I get it. You're probably angry James is all the way down here. He's averaging right at 26/8/9. And he's still the best player on Earth. But being a team's undisputed leader works both ways. You get the credit for the good times, and the blame when things go badly. The Cavs' recent lackluster play -- and the drama LeBron helped usher in as a result -- falls on him. So does the greatness, including 32 points, 17 assists, seven rebounds, two blocks, two steals and a sick bank-shot three to force overtime against the Wizards earlier this week. He's amazing. He'll probably climb this list.
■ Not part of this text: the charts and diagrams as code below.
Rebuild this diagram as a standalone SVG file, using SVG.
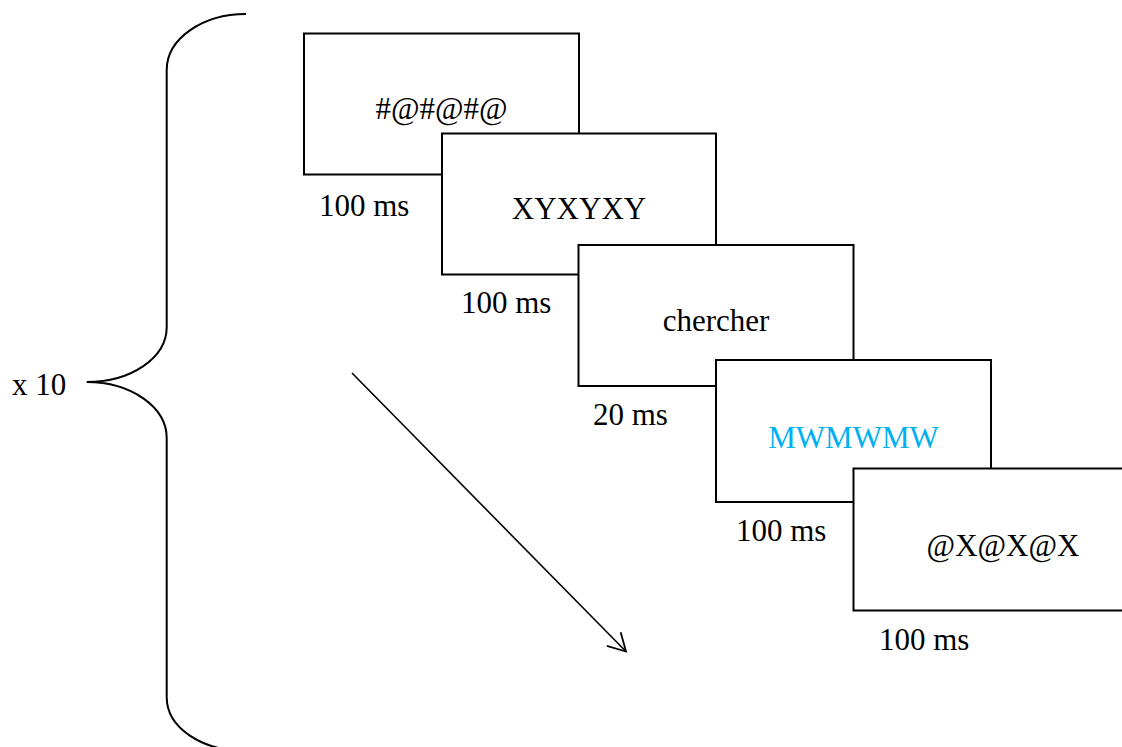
<svg xmlns="http://www.w3.org/2000/svg" width="1122" height="747" viewBox="0 0 1122 747">
  <style>
    .box { fill: #ffffff; stroke: #000000; stroke-width: 2; }
    .txt { font-family: "Liberation Serif", "Times New Roman", serif; font-size: 31px; fill: #000000; }
    .mid { text-anchor: middle; }
    .blue { fill: #00B0F0; }
    .line { fill: none; stroke: #000000; stroke-width: 1.6; }
    .brace { fill: none; stroke: #000000; stroke-width: 2; }
  </style>
  <defs>
    <marker id="arrow" markerUnits="userSpaceOnUse" viewBox="0 0 22 22" refX="20" refY="11" markerWidth="22" markerHeight="22" orient="auto">
      <path d="M2.5,1.3 L20,11 L2.5,20.7" fill="none" stroke="#000000" stroke-width="1.8"/>
    </marker>
  </defs>
  <rect width="1122" height="747" fill="#ffffff"/>

  <g id="repeat-brace">
    <path class="brace" d="M246,14 C202,14 166.7,39 166.7,70 L166.7,327 C166.7,358 131,382 86.7,382 C131,382 166.7,407 166.7,438 L166.7,697 C166.7,728 202,751 246,751"/>
    <text class="txt" x="12" y="395">x 10</text>
  </g>

  <g id="frame1">
    <rect class="box" x="304" y="33.5" width="275" height="141"/>
    <text class="txt mid" x="441.5" y="119">#@#@#@</text>
    <text class="txt" x="319" y="216">100 ms</text>
  </g>

  <g id="frame2">
    <rect class="box" x="442" y="133.5" width="274" height="141"/>
    <text class="txt mid" x="579" y="219">XYXYXY</text>
    <text class="txt" x="461" y="313">100 ms</text>
  </g>

  <g id="frame3">
    <rect class="box" x="578.5" y="245" width="275" height="141"/>
    <text class="txt mid" x="716" y="331">chercher</text>
    <text class="txt" x="593" y="425">20 ms</text>
  </g>

  <g id="frame4">
    <rect class="box" x="716" y="360" width="275" height="142"/>
    <text class="txt mid blue" x="853.5" y="448">MWMWMW</text>
    <text class="txt" x="736" y="541">100 ms</text>
  </g>

  <g id="frame5">
    <rect class="box" x="853.5" y="468.5" width="300" height="142"/>
    <text class="txt mid" x="1003" y="556">@X@X@X</text>
    <text class="txt" x="879" y="650">100 ms</text>
  </g>

  <g id="connectors">
    <line class="line" x1="352" y1="373" x2="626" y2="651.5" marker-end="url(#arrow)"/>
  </g>
</svg>
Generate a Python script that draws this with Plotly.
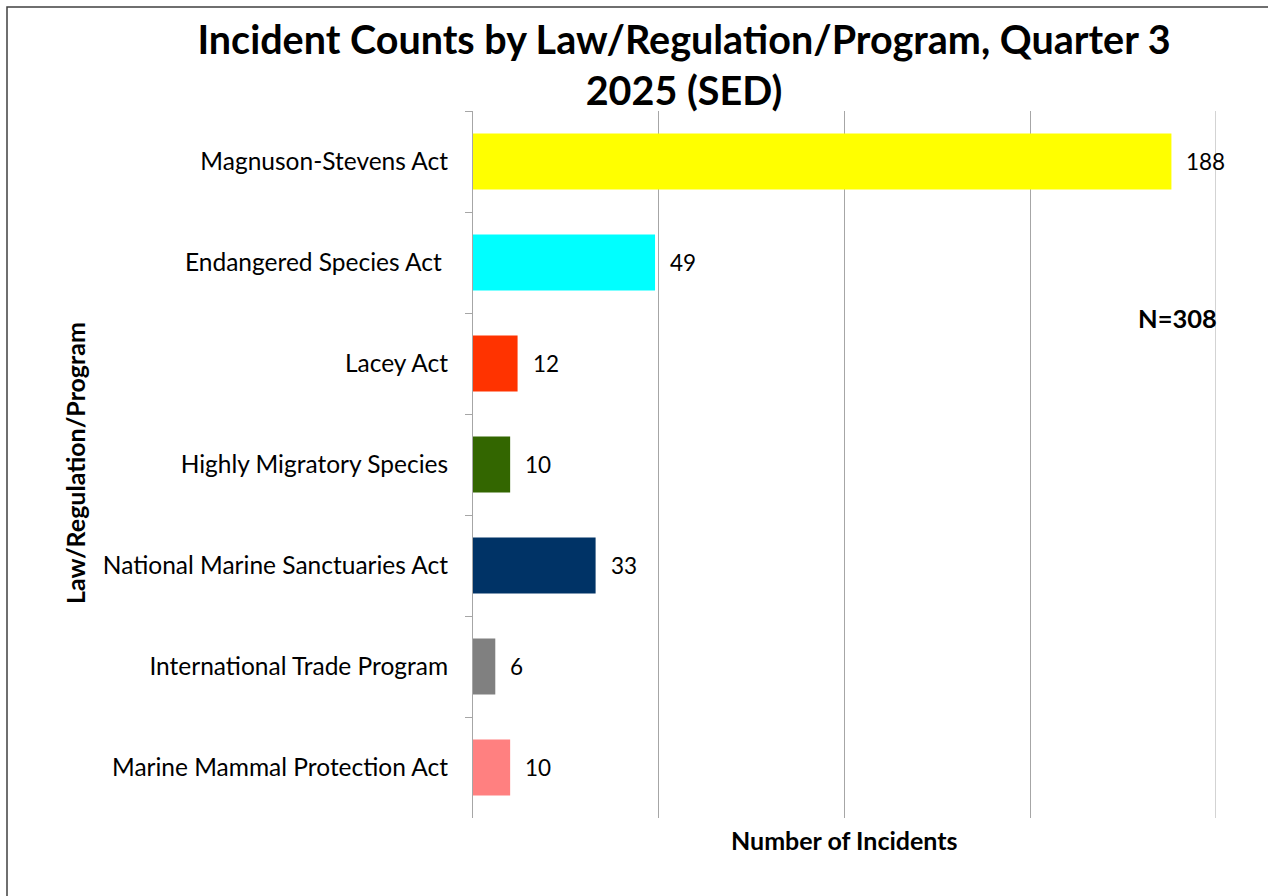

But the Celtics are only 2.5 games behind Cleveland for the East's top spot, and the drama that helped create that falls on its best, and most important, player.

With LeBron, it's also worth noting that Kyrie Irving would be his team's second-best player if he were with the Thunder, Rockets or Celtics. Kevin Love would be the second-best player in Oklahoma City or Houston, and I don't think he's that far behind Al Horford in Boston. LeBron is amazing, but the notion that the Cavs have nothing without him simply isn't true.


Curry and Durant are, of course, incredible players -- but they cannibalize each other's numbers, impact and, surely, votes. Wall has helped turn the Wizards into one of the game's best teams since 2017. George is averaging 24 points during his team's seven-game win streak, and he does so much to make the Pacers better.

And a quick note on Davis, who's on here even though his team is brutal: This season he is better statistically than LeBron in points per game (27.9), rebounds per game (12.2), blocks per game (2.4), PER (27.7) and personal defensive rating (101). They're basically the same in steals per game, 1.4 vs. 1.3. His Pelicans might be 20-32, but it's hard to see them with anything beyond single-digit wins without him. That surely accounts for value, and we shouldn't lose track of his greatness despite toiling on a terrible team.